Outro ponto forte do livro é a acidez e a ironia de algumas de suas tiradas. A meu ver, são os melhores momentos dos textos. Veja só:
* sobre os ingleses: "exceto pelo café da manhã, comem muito mal. E são também muito malcomidos";
* sobre os surfistas: "as pulgas são espertas. Diz-se delas que têm um Q.I. superior ao de alguns surfistas";
* sobre espermatozóides defeituosos: "eles escapam [da seleção natural], fecundam óvulos inocentes e daí nascem certos políticos, duplas caipiras, autores de livros de auto-ajuda, apresentadores de televisão, especuladores imobiliários, advogados de traficantes e dirigentes de futebol";
* sobre dinossauros soltando puns: "bem, pode-se imaginar a trilha sonora da Terra naquele tempo - algo parecido com um show do também extinto Guns N' Roses, só que acústico".
Agora, podem me chamar de implicante, mas tem uma coisa que se repete nesses textos e que incomoda demais: o uso generoso de palavras e estruturas "difíceis". Pode até ser engraçadinho, mas não folha após folha... O que me deixa preocupada, já que a orelha do livro afirma que os texto foram "impiedosamente reescritos" para esta publicação. Tenha piedade dos leitores!
Não fiquei catando essas expressões, mas como elas se repetem bastante, é fácil identificar. Uma delas é o advérbio "donde", usado para concluir alguma coisa. Praticamente todos os textos trazem um exemplar dele, donde sua utilização deixa de fazer parte da categoria do estilo e passa a entrar para o time dos vícios.
Acho que quando os textos são lidos um de cada vez, isso passa batido. Na verdade, essas expressões difíceis em meio a textos amenos podem até conferir um certo charme. O recurso reflete um pouco a personalidade paradoxal que o autor parece querer passar: um cara experiente mas atualizado; culto porém engraçado; amante à moda antiga e, ao mesmo tempo, conquistador barato.

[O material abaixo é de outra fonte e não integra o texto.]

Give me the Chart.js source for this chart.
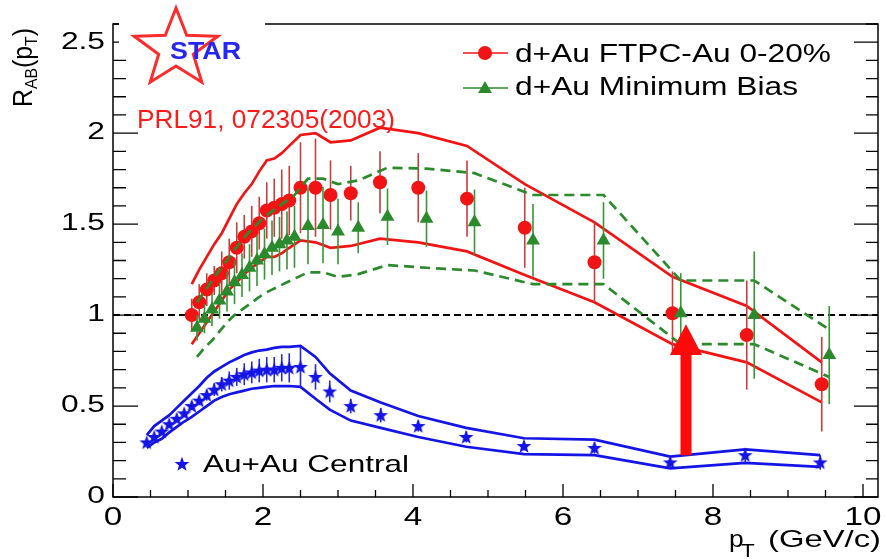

Quando lemos o livro todo de uma vez só, percebemos o lugar-comum que faz parte de muitas dessas publicações. Antologia de crônicas virou uma forma fácil de ganhar dinheiro se você já tem algum nome. É só juntar a produção de alguns anos, envolver em uma bela embalagem, colocar um título bem apetitoso e lançar no mercado com uma boa divulgação. Não acrescenta muito para a literatura brasileira, mas pode ser uma opção para a diversão dos leitores de verão (e para alavancar o faturamento das editoras).
Gostei de seus comentários sobre uma certa antologia do cronista Ruy Castro, e sobre o próprio jornalista/autor. Gostaria de acrescentar algo. Difícil sacralizar alguém que parece pensar que o Brasil começa nas praias cariocas e termina na serra das Araras e que, não poucas vezes, comentou que nos anos 60 e 70, 99% da vida inteligente no Brasil se localizava numa pequena área de quatro quarteirões em Ipanema. Quase todo mundo sabe que, de maneira geral, a intelectualidade do RJ tem a tendência de considerar o resto do Brasil uma "Caipilândia". Isso não é nada novo. Mas o pior de tudo é que sou obrigado a confessar que gosto de boa parte do que ele escreve. Acho que gostaria ainda mais, se não o conhecesse, há muitos anos, de entrevistas e outras participações televisivas.
A writer writes best about what he/she knows personally. Mr. Castro should be forgiven for writing so well about Rio. I imagine he is not expecting his book "Amestrando orgasmos – bípedes, quadrúpedes e outras fixações animais" to be key to his admittance to the Academia Brasileira de Letras.